Support vector regression-based model for phenol adsorption in rotating packed bed adsorber

The excessive strength of phenol present in industrial wastewater is a major issue of concern to be looked upon. Among the pollutant removal techniques, a novel robust device, the rotating packed bed (RPB) adsorber, offers efficient adsorption of phenol due to its ability to magnify the mass transfer rate. In the present study, support vector regression (SVR) has been applied to predict adsorption of phenol on activated carbon in RPB by taking into account the independent parameters, namely, spray density, gravity factor, concentration, and contact time. The experimental data set of phenol adsorption sample has been randomized and normalized prior to constructing the models. The predictive ability of the SVR model has been compared with other data-driven models like artificial neural network (ANN) and multiple regression (MR) models.

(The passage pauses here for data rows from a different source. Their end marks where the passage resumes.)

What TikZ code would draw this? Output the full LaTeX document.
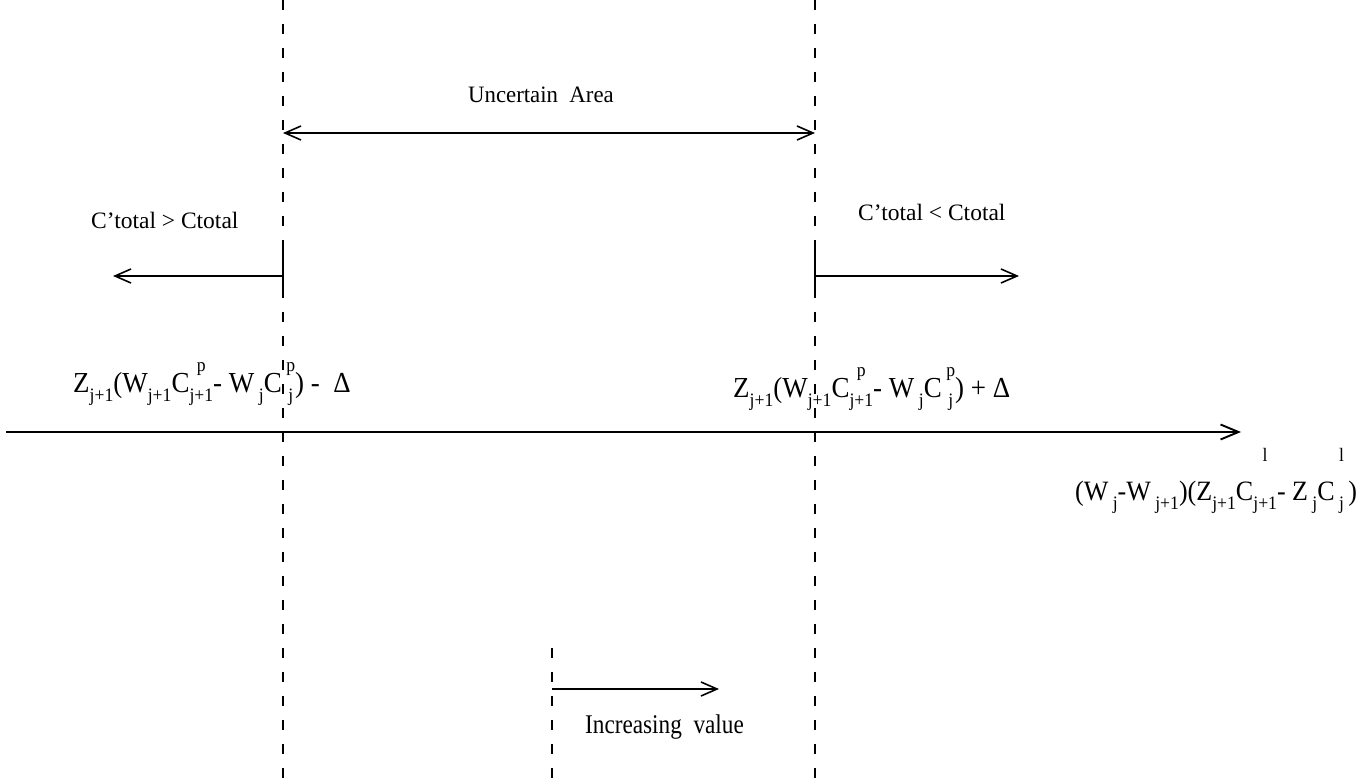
\documentclass[tikz,border=0pt]{standalone}
\usepackage{graphicx}
\usepackage{fontspec}
\setmainfont{Liberation Serif}
\usetikzlibrary{arrows.meta}

% index sizes and placement for the cost expressions
\newcommand\subf{\fontsize{19}{19}\selectfont}
\newcommand\lo[1]{\raisebox{-0.33em}{\subf #1}}
% upper index centred over the lower one
\newcommand\st[3][0.72em]{\ooalign{\hfil\raisebox{#1}{\subf #2}\hfil\cr\hfil\raisebox{-0.33em}{\subf #3}\hfil\cr}}

\tikzset{
  guide/.style={line width=1.2pt, dash pattern=on 10pt off 14pt},
  tick/.style={line width=1.6pt},
  arr/.style={line width=1.6pt, -{Straight Barb[length=16pt,width=14pt]}},
  darr/.style={line width=1.6pt, {Straight Barb[length=16pt,width=14pt]}-{Straight Barb[length=16pt,width=14pt]}},
  axis/.style={line width=1.9pt, -{Straight Barb[length=18pt,width=15pt]}},
  lbl/.style={inner sep=0pt, anchor=base west, font=\fontsize{23.5}{23.5}\selectfont},
  formula/.style={inner sep=0pt, anchor=base west, font=\fontsize{29}{29}\selectfont},
}

\begin{document}
\begin{tikzpicture}[x=1pt, y=-1pt]
\useasboundingbox (0,0) rectangle (1365,778);

% vertical guide lines
\coordinate (lt) at (283,0);   \coordinate (lb) at (283,778);
\coordinate (rt) at (815,0);   \coordinate (rb) at (815,778);
\coordinate (mt) at (552,648); \coordinate (mb) at (552,778);
\draw[guide] (lt) -- (lb);
\draw[guide] (rt) -- (rb);
\draw[guide] (mt) -- (mb);

% uncertain area
\node[lbl] (ua) at (468,103) {\scalebox{0.97}[1]{Uncertain\ \ Area}};
\coordinate (ual) at (283,133); \coordinate (uar) at (815,133);
\draw[darr] (ual) -- (uar);

% left and right regions
\node[lbl] (cgt) at (91,229) {C’total > Ctotal};
\node[lbl] (clt) at (858,221) {C’total < Ctotal};
\coordinate (lt1) at (283,248); \coordinate (lt2) at (283,298);
\coordinate (rt1) at (815,248); \coordinate (rt2) at (815,298);
\draw[tick] (lt1) -- (lt2);
\draw[tick] (rt1) -- (rt2);
\coordinate (la0) at (283,276); \coordinate (la1) at (113,276);
\coordinate (ra0) at (815,276); \coordinate (ra1) at (1019,276);
\draw[arr] (la0) -- (la1);
\draw[arr] (ra0) -- (ra1);

% bounds of the uncertain area
\node[formula] (fl) at (73,392) {\scalebox{0.93}[1]{Z\lo{j+1}(W\lo{j+1}C\st{p}{j+1}- W\,\lo{j}C\,\st{p}{j}) -\ \ Δ}};
\node[formula] (fr) at (733,397) {\scalebox{0.93}[1]{Z\lo{j+1}(W\lo{j+1}C\st{p}{j+1}- W\,\lo{j}C\,\st{p}{j}) + Δ}};

% value axis
\coordinate (ax0) at (6,432); \coordinate (ax1) at (1241,432);
\draw[axis] (ax0) -- (ax1);
\node[formula, font=\fontsize{28}{28}\selectfont] (fx) at (1075,500)
  {\scalebox{0.93}[1]{(W\,\lo{j}-W\,\lo{j+1})(Z\lo{j+1}C\st[1.38em]{l}{j+1}- Z\,\lo{j}C\,\st[1.38em]{l}{j}\,)}};

% direction of increase
\coordinate (iv0) at (552,689); \coordinate (iv1) at (719,689);
\draw[arr] (iv0) -- (iv1);
\node[lbl, font=\fontsize{27}{27}\selectfont] (iv) at (585,733) {\scalebox{0.86}[1]{Increasing\ \ value}};
\end{tikzpicture}
\end{document}
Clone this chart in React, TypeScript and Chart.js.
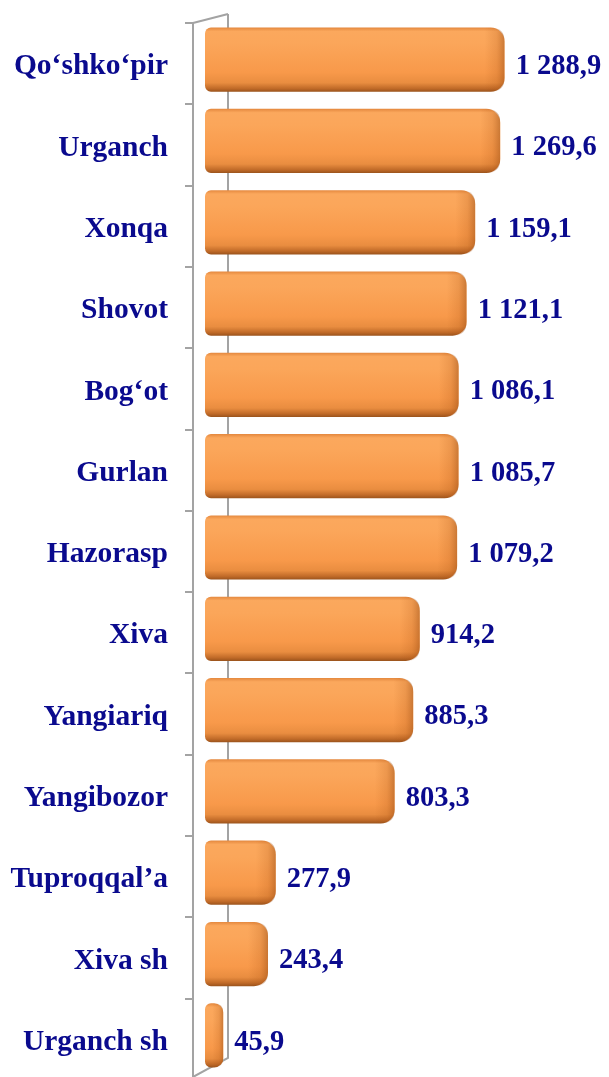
import { useEffect, useRef } from 'react';
import { Chart, registerables } from 'chart.js';

Chart.register(...registerables);

const categories = [
  'Qo‘shko‘pir',
  'Urganch',
  'Xonqa',
  'Shovot',
  'Bog‘ot',
  'Gurlan',
  'Hazorasp',
  'Xiva',
  'Yangiariq',
  'Yangibozor',
  'Tuproqqal’a',
  'Xiva sh',
  'Urganch sh',
];

const values = [1288.9, 1269.6, 1159.1, 1121.1, 1086.1, 1085.7, 1079.2, 914.2, 885.3, 803.3, 277.9, 243.4, 45.9];

const axisMin = -35;
const axisMax = 1750;

const TEXT_COLOR = '#0a0a8e';
const FONT_FAMILY = '"Liberation Serif", "Times New Roman", serif';

function fmt(v: number): string {
  const [ip, dp] = v.toFixed(1).split('.');
  const grouped = ip.replace(/\B(?=(\d{3})+(?!\d))/g, ' ');
  return grouped + ',' + dp;
}

function roundPath(ctx: CanvasRenderingContext2D, l: number, t: number, r: number, b: number, rl: number, rr: number) {
  const w = r - l;
  const h = b - t;
  const rR = Math.min(rr, w / 2, h / 2);
  const rL = Math.min(rl, w / 2, h / 2);
  ctx.beginPath();
  ctx.moveTo(l + rL, t);
  ctx.lineTo(r - rR, t);
  ctx.quadraticCurveTo(r, t, r, t + rR);
  ctx.lineTo(r, b - rR);
  ctx.quadraticCurveTo(r, b, r - rR, b);
  ctx.lineTo(l + rL, b);
  ctx.quadraticCurveTo(l, b, l, b - rL);
  ctx.lineTo(l, t + rL);
  ctx.quadraticCurveTo(l, t, l + rL, t);
  ctx.closePath();
}

const wallPlugin = {
  id: 'wall3d',
  beforeDatasetsDraw(chart: any) {
    const { ctx, chartArea } = chart;
    const n = categories.length;
    const band = (chartArea.bottom - chartArea.top) / n;
    const ys = chart.scales.y;
    const front = chartArea.left - 12;
    const back = chartArea.left + 23;
    const top0 = ys.getPixelForValue(0) - band / 2 + 4;
    ctx.save();
    ctx.strokeStyle = '#a3a3a3';
    ctx.lineWidth = 2;
    // back wall line
    ctx.beginPath();
    ctx.moveTo(back, top0 - 9);
    ctx.lineTo(back, chart.height - 19);
    ctx.lineTo(front, chart.height);
    ctx.stroke();
    // top slant
    ctx.beginPath();
    ctx.moveTo(front, top0);
    ctx.lineTo(back, top0 - 9);
    ctx.stroke();
    // front axis line
    ctx.beginPath();
    ctx.moveTo(front, top0);
    ctx.lineTo(front, chart.height);
    ctx.stroke();
    // tick marks
    for (let k = 0; k < n; k++) {
      const ty = Math.round(ys.getPixelForValue(k) - band / 2 + 4);
      ctx.beginPath();
      ctx.moveTo(front - 8, ty);
      ctx.lineTo(front, ty);
      ctx.stroke();
    }
    ctx.restore();
  },
};

const barFxPlugin = {
  id: 'barFx',
  afterDatasetsDraw(chart: any) {
    const { ctx } = chart;
    const meta = chart.getDatasetMeta(0);
    ctx.save();
    meta.data.forEach((bar: any, i: number) => {
      const l = bar.base;
      const r = bar.x;
      const t = bar.y - bar.height / 2;
      const b = bar.y + bar.height / 2;
      // right end shading
      ctx.save();
      roundPath(ctx, l, t, r, b, 6, 14);
      ctx.clip();
      const capW = Math.min(20, (r - l) * 0.6);
      const g = ctx.createLinearGradient(r - capW, 0, r, 0);
      g.addColorStop(0, 'rgba(170, 80, 15, 0)');
      g.addColorStop(0.6, 'rgba(170, 80, 15, 0.18)');
      g.addColorStop(1, 'rgba(140, 65, 10, 0.45)');
      ctx.fillStyle = g;
      ctx.fillRect(r - capW, t, capW, b - t);
      ctx.restore();
      // value label
      ctx.fillStyle = TEXT_COLOR;
      ctx.font = `bold 28.5px ${FONT_FAMILY}`;
      ctx.textAlign = 'left';
      ctx.textBaseline = 'middle';
      ctx.fillText(fmt(values[i]), r + 11, bar.y + 7);
    });
    ctx.restore();
  },
};

export default function App() {
  const ref = useRef<HTMLCanvasElement>(null);

  useEffect(() => {
    const canvas = ref.current!;
    const chart = new Chart(canvas, {
      type: 'bar',
      data: {
        labels: categories,
        datasets: [
          {
            data: values,
            base: axisMin,
            backgroundColor: (c: any) => {
              const ch = c.chart;
              const ys = ch.scales && ch.scales.y;
              if (!ys || !ch.chartArea || c.dataIndex === undefined) return '#f79a4b';
              const cy = ys.getPixelForValue(c.dataIndex);
              const band = (ch.chartArea.bottom - ch.chartArea.top) / categories.length;
              const h = band * 0.79;
              const g = ch.ctx.createLinearGradient(0, cy - h / 2, 0, cy + h / 2);
              g.addColorStop(0, '#e4883e');
              g.addColorStop(0.06, '#fba85d');
              g.addColorStop(0.25, '#fba65a');
              g.addColorStop(0.7, '#f8994a');
              g.addColorStop(0.86, '#e98d40');
              g.addColorStop(0.95, '#c06a28');
              g.addColorStop(1, '#9a531c');
              return g;
            },
            borderWidth: 0,
            borderSkipped: false,
            borderRadius: { topLeft: 6, bottomLeft: 6, topRight: 14, bottomRight: 14 },
            barPercentage: 0.79,
            categoryPercentage: 1,
          } as any,
        ],
      },
      options: {
        indexAxis: 'y',
        responsive: false,
        animation: false,
        devicePixelRatio: 1,
        layout: { padding: { top: 19, bottom: 1, left: 0, right: 0 } },
        plugins: {
          legend: { display: false },
          tooltip: { enabled: false },
          title: { display: false },
        },
        scales: {
          x: {
            type: 'linear',
            display: false,
            min: axisMin,
            max: axisMax,
          },
          y: {
            type: 'category',
            grid: { display: false, drawTicks: false },
            border: { display: false },
            ticks: {
              color: TEXT_COLOR,
              font: { family: FONT_FAMILY, size: 29.5, weight: 'bold' },
              padding: 37,
              labelOffset: 7,
              autoSkip: false,
            },
            afterFit: (scale: any) => {
              scale.width = 205;
              scale.paddingTop = 0;
              scale.paddingBottom = 0;
            },
          },
        },
      } as any,
      plugins: [wallPlugin, barFxPlugin],
    });
    return () => chart.destroy();
  }, []);

  return (
    <div style={{ position: 'fixed', left: 0, top: 0, width: 609, height: 1077, background: '#ffffff' }}>
      <canvas ref={ref} width={609} height={1077} style={{ display: 'block', width: 609, height: 1077 }} />
    </div>
  );
}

Both the SVR-based model and the ANN model have almost similar prediction efficacy; however, the ANN model was found to predict the outputs slightly better. The coefficient of determination (R-2) and root mean square error (RMSE) values of test data set for the MR RPB adsorption model were found to be 0.934 and 0.149, while for the SVR and ANN-based models, these values were 0.996 and 0.045 and 0.998 and 0.027, respectively. Thus, it was concluded that the soft computing SVR and ANN models possessed tremendous potential to predict the adsorption process of RPB with remarkable accuracy and were greatly generalized.